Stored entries
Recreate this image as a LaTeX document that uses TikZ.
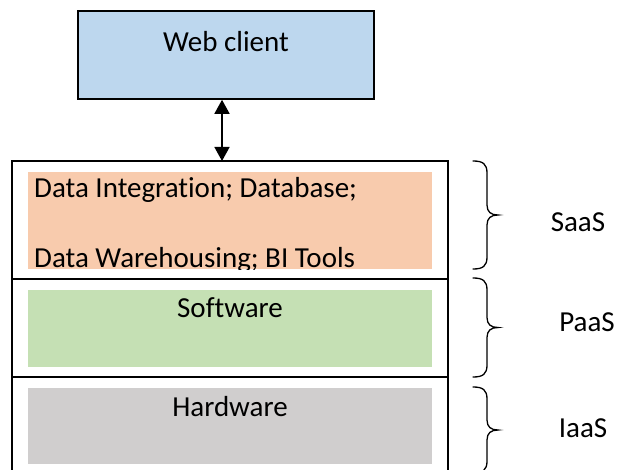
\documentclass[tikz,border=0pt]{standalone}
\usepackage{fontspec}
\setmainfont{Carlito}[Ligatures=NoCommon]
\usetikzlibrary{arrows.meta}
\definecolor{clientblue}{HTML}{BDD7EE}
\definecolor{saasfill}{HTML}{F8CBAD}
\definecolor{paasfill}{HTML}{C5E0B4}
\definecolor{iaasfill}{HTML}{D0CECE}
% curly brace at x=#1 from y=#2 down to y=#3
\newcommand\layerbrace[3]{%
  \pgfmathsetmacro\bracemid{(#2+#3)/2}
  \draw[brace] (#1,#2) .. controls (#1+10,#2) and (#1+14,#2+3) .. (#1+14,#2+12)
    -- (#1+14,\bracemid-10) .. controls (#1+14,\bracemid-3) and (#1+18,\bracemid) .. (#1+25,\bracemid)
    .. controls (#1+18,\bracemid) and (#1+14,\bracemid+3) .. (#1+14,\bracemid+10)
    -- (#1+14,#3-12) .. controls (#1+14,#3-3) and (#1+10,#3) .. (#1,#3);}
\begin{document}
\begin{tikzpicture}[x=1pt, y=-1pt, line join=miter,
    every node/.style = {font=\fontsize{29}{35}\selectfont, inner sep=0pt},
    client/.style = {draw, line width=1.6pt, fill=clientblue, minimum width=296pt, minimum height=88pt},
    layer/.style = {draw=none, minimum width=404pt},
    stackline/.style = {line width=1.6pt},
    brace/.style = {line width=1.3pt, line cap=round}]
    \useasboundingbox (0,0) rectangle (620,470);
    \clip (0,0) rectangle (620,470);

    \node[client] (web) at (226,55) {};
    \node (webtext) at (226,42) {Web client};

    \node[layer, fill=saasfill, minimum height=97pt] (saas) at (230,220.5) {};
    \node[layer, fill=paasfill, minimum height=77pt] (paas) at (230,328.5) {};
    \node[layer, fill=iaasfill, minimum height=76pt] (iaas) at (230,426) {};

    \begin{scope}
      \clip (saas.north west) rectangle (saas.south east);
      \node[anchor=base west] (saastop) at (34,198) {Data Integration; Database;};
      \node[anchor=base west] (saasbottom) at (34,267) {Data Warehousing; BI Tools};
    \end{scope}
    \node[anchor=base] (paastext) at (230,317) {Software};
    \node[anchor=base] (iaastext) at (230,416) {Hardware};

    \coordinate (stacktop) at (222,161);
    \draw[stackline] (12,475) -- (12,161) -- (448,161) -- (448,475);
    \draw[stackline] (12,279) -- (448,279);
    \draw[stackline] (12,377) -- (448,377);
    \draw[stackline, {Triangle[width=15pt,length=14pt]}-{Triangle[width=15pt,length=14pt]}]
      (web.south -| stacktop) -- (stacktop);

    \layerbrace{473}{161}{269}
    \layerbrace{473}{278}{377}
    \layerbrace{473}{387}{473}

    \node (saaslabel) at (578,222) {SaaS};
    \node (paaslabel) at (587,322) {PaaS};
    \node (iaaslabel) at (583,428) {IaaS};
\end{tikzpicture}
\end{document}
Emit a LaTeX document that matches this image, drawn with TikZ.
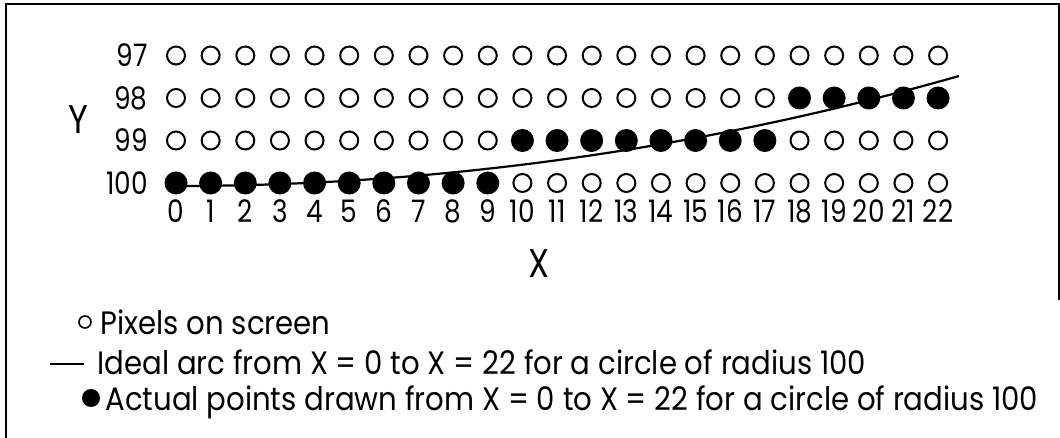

**Exercise goal:** Write the listing out a second time exactly, dropping all images.

**Task solution:**
Recreate this image as a LaTeX document that uses TikZ.
\documentclass[tikz,border=0pt]{standalone}
\usepackage{fontspec}
\setmainfont{Carlito}[Ligatures=NoCommon]
\usetikzlibrary{arrows.meta}
\definecolor{clientblue}{HTML}{BDD7EE}
\definecolor{saasfill}{HTML}{F8CBAD}
\definecolor{paasfill}{HTML}{C5E0B4}
\definecolor{iaasfill}{HTML}{D0CECE}
% curly brace at x=#1 from y=#2 down to y=#3
\newcommand\layerbrace[3]{%
  \pgfmathsetmacro\bracemid{(#2+#3)/2}
  \draw[brace] (#1,#2) .. controls (#1+10,#2) and (#1+14,#2+3) .. (#1+14,#2+12)
    -- (#1+14,\bracemid-10) .. controls (#1+14,\bracemid-3) and (#1+18,\bracemid) .. (#1+25,\bracemid)
    .. controls (#1+18,\bracemid) and (#1+14,\bracemid+3) .. (#1+14,\bracemid+10)
    -- (#1+14,#3-12) .. controls (#1+14,#3-3) and (#1+10,#3) .. (#1,#3);}
\begin{document}
\begin{tikzpicture}[x=1pt, y=-1pt, line join=miter,
    every node/.style = {font=\fontsize{29}{35}\selectfont, inner sep=0pt},
    client/.style = {draw, line width=1.6pt, fill=clientblue, minimum width=296pt, minimum height=88pt},
    layer/.style = {draw=none, minimum width=404pt},
    stackline/.style = {line width=1.6pt},
    brace/.style = {line width=1.3pt, line cap=round}]
    \useasboundingbox (0,0) rectangle (620,470);
    \clip (0,0) rectangle (620,470);

    \node[client] (web) at (226,55) {};
    \node (webtext) at (226,42) {Web client};

    \node[layer, fill=saasfill, minimum height=97pt] (saas) at (230,220.5) {};
    \node[layer, fill=paasfill, minimum height=77pt] (paas) at (230,328.5) {};
    \node[layer, fill=iaasfill, minimum height=76pt] (iaas) at (230,426) {};

    \begin{scope}
      \clip (saas.north west) rectangle (saas.south east);
      \node[anchor=base west] (saastop) at (34,198) {Data Integration; Database;};
      \node[anchor=base west] (saasbottom) at (34,267) {Data Warehousing; BI Tools};
    \end{scope}
    \node[anchor=base] (paastext) at (230,317) {Software};
    \node[anchor=base] (iaastext) at (230,416) {Hardware};

    \coordinate (stacktop) at (222,161);
    \draw[stackline] (12,475) -- (12,161) -- (448,161) -- (448,475);
    \draw[stackline] (12,279) -- (448,279);
    \draw[stackline] (12,377) -- (448,377);
    \draw[stackline, {Triangle[width=15pt,length=14pt]}-{Triangle[width=15pt,length=14pt]}]
      (web.south -| stacktop) -- (stacktop);

    \layerbrace{473}{161}{269}
    \layerbrace{473}{278}{377}
    \layerbrace{473}{387}{473}

    \node (saaslabel) at (578,222) {SaaS};
    \node (paaslabel) at (587,322) {PaaS};
    \node (iaaslabel) at (583,428) {IaaS};
\end{tikzpicture}
\end{document}
Emit a LaTeX document that matches this image, drawn with TikZ.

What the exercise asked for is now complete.